● **WHAT IS BEING ASKED**
Keep every line where the word "document" appears; drop the rest.

● **RECORDED INFORMATION**
↓

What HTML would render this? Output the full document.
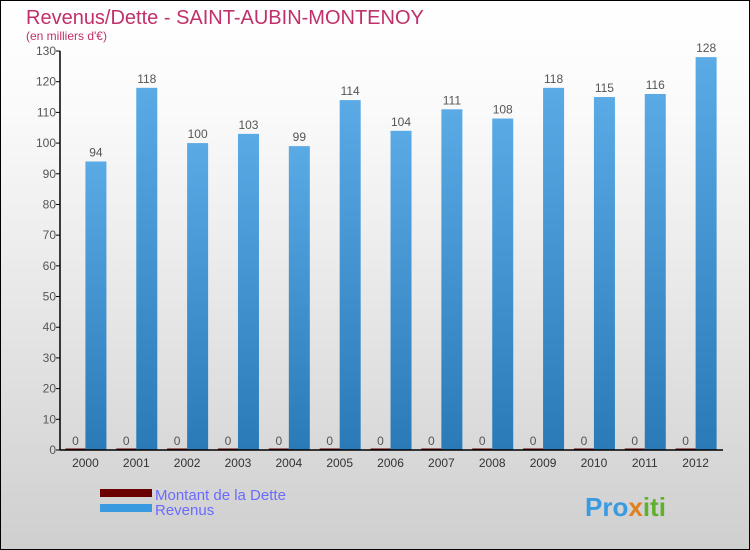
<!DOCTYPE html>
<html><head><meta charset="utf-8"><style>
body{margin:0}
#c{width:748px;height:548px;border:1px solid #000;background:linear-gradient(#fff,#fafafa 20%,#cfcfcf);position:relative;font-family:"Liberation Sans",sans-serif;overflow:hidden}
</style></head><body>
<div id="c">
<svg id="s" width="748" height="548" xmlns="http://www.w3.org/2000/svg">
<defs>
<linearGradient id="gb" x1="0" y1="0" x2="0" y2="1"><stop offset="0" stop-color="#5aaae6"/><stop offset="1" stop-color="#2a7ab8"/></linearGradient>
</defs>
<text x="25" y="23" font-size="20" fill="#c0306a">Revenus/Dette - SAINT-AUBIN-MONTENOY</text>
<text x="25" y="39" font-size="12" fill="#c0306a">(en milliers d'€)</text>
<g id="g"></g>
<rect x="99" y="488" width="52" height="8" fill="#6b0000"/>
<rect x="99" y="503" width="52" height="8" fill="#3a9ae0"/>
<text x="154" y="499" font-size="15" fill="#6a6aff">Montant de la Dette</text>
<text x="154" y="514" font-size="15" fill="#6a6aff">Revenus</text>
<text x="584" y="515" font-size="26" font-weight="bold" fill="#3a9ae0">Pro<tspan fill="#e08020">x</tspan><tspan fill="#60b030">iti</tspan></text>
</svg></div>
<script>
const years=["2000","2001","2002","2003","2004","2005","2006","2007","2008","2009","2010","2011","2012"];
const dette=[0,0,0,0,0,0,0,0,0,0,0,0,0];
const revenus=[94,118,100,103,99,114,104,111,108,118,115,116,128];
const ticks=[0,10,20,30,40,50,60,70,80,90,100,110,120,130];
const NS="http://www.w3.org/2000/svg",g=document.getElementById('g');
const x0=59,cw=50.85,y0=449,ymax=130,ph=399;
const y=v=>y0-v/ymax*ph;
const cx=i=>x0+cw*(i+0.5);
function mk(t,a,txt){const e=document.createElementNS(NS,t);for(const k in a)e.setAttribute(k,a[k]);if(txt!==undefined)e.textContent=txt;g.appendChild(e);return e;}
ticks.forEach(t=>{
 const l=mk('line',{x1:x0-4,x2:x0,y1:y(t),y2:y(t),stroke:'#000'});
 
 
 const tx=mk('text',{x:x0-4,y:y(t)+4,'font-size':12,fill:'#555','text-anchor':'end'},t);
 
 
});
years.forEach((yr,i)=>{
 const c=cx(i);
 const d=mk('rect',{x:c-20,y:y(dette[i])-1.5,width:20,height:y0-y(dette[i])+1.5,fill:'#6b0000'});
 
 
 const dl=mk('text',{x:c-10,y:y(dette[i])-5,'font-size':12,fill:'#555','text-anchor':'middle'},dette[i]);
 
 
 const r=mk('rect',{x:c,y:y(revenus[i]),width:21,height:y0-y(revenus[i]),fill:'url(#gb)'});
 
 
 const rl=mk('text',{x:c+10.5,y:y(revenus[i])-5,'font-size':12,fill:'#555','text-anchor':'middle'},revenus[i]);
 
 
 const xl=mk('text',{x:c,y:466,'font-size':12,fill:'#333','text-anchor':'middle'},yr);
 
 
});
const ya=mk('line',{x1:x0,x2:x0,y1:y(130),y2:y0,stroke:'#000','stroke-width':1.5});


const xa=mk('line',{x1:x0,x2:722,y1:y0,y2:y0,stroke:'#000','stroke-width':1.5});


</script>
</body></html>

↑

● **OUTPUT**
What HTML would render this? Output the full document.
const NS="http://www.w3.org/2000/svg",g=document.getElementById('g');
function mk(t,a,txt){const e=document.createElementNS(NS,t);for(const k in a)e.setAttribute(k,a[k]);if(txt!==undefined)e.textContent=txt;g.appendChild(e);return e;}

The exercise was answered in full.